- Birthday, Books, Quotes, Reading, Writing

“Everything one invents is true, you may be perfectly sure of that. Poetry is as precise as geometry.”

 

Happy birthday, Gustave Flaubert! Here are some quotes from the writer.

 

“Talent is a long patience, and originality an effort of will and intense observation.”

 

“Writing is a dog’s life, but the only one worth living.”

 

“The one way of tolerating existence is to lose oneself in literature as in a perpetual orgy.”

 

“One’s duty is to feel what is great, cherish the beautiful, and to not accept the conventions of society with the ignominy that it imposes upon us.”

 

“Yes, you must work; love art. Of all lies, art is the least untrue. Try to love it with a love that is exclusive, ardent, devoted.
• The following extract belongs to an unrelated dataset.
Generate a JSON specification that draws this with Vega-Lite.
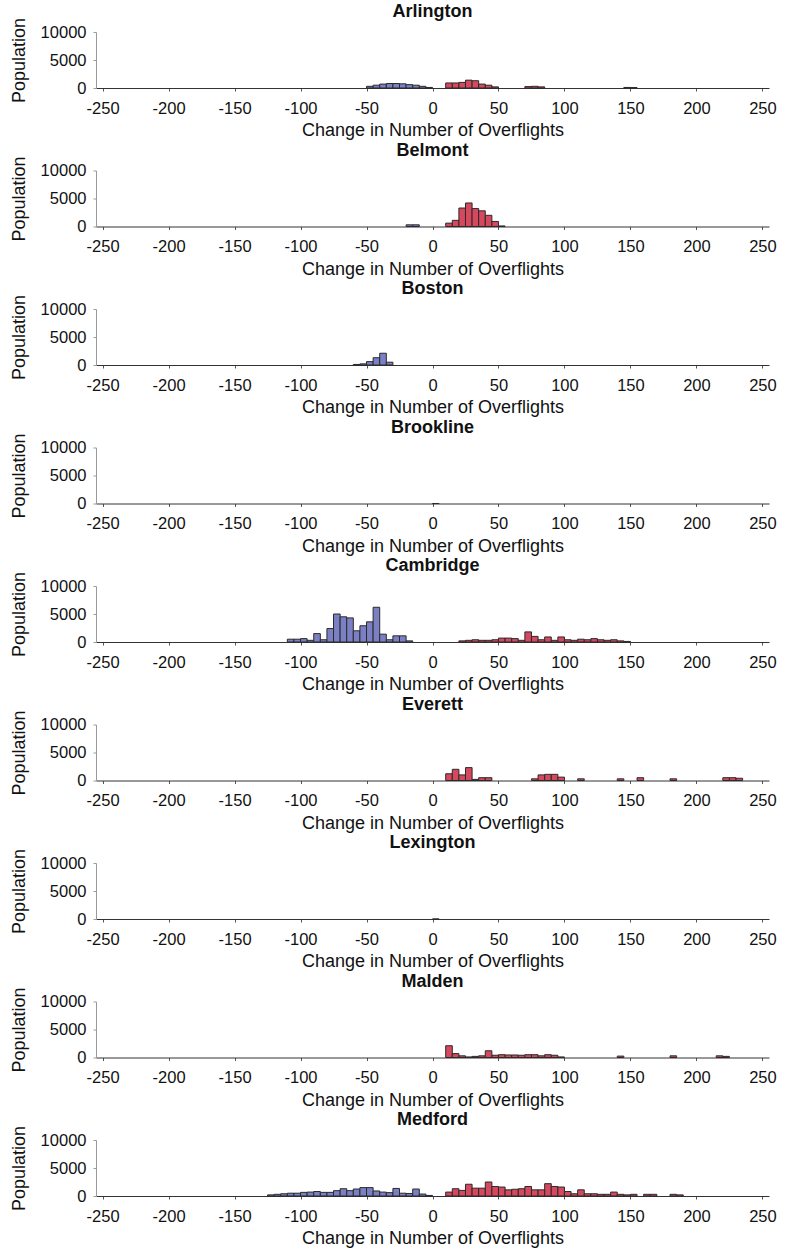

It will not fail you.”

 

“Sentences must stir in a book like leaves in a forest, each distinct from each despite their resemblance.”

 

“Anything becomes interesting if you look at it long enough.”

 

“What better occupation, really, than to spend the evening at the fireside with a book, with the wind beating on the windows and the lamp burning bright…Haven’t you ever happened to come across in a book some vague notion that you’ve had, some obscure idea that returns from afar and that seems to express completely your most subtle feelings?”

 

“There is not a particle of life which does not bear poetry within it.”

 

“Be regular and orderly in your life, so that you may be violent and original in your work.”

 

“Do not read as children do to enjoy themselves, or, as the ambitious do to educate themselves. No, read to live.”

 

“One must not always think that feeling is everything. Art is nothing without form.”

 

“Nothing is more humiliating than to see idiots succeed in enterprises we have failed in.”

 

“What is beautiful is moral, that is all there is to it.”

 

“There is no ‘true’. There are merely ways of perceiving truth.”

 

“An author in his book must be like God in the universe, present everywhere and visible nowhere.”

 

“The man is nothing, the work—all.”

 

“What a horrible invention, the bourgeois, don’t you think?”

 

“Axiom: hatred of the bourgeois is the beginning of wisdom.”

 

“The whole dream of democracy is to raise the proletarian to the level of bourgeois stupidity.”

 

“Don’t talk to me about your hideous reality! What does it mean—reality? Some see things black, others blue—the multitude sees them brute-fashion. There is nothing less natural than Michael Angelo; there is nothing more powerful! The anxiety about eternal truth is a mark of contemporary baseness; and art will become, if things go on in that way, a sort of poor joke as much below religion as it is below poetry, and as much below politics as it is below business. You will never reach its end—yes, its end!—which is to cause within us an impersonal exaltation, with petty works, in spite of all your finished execution.”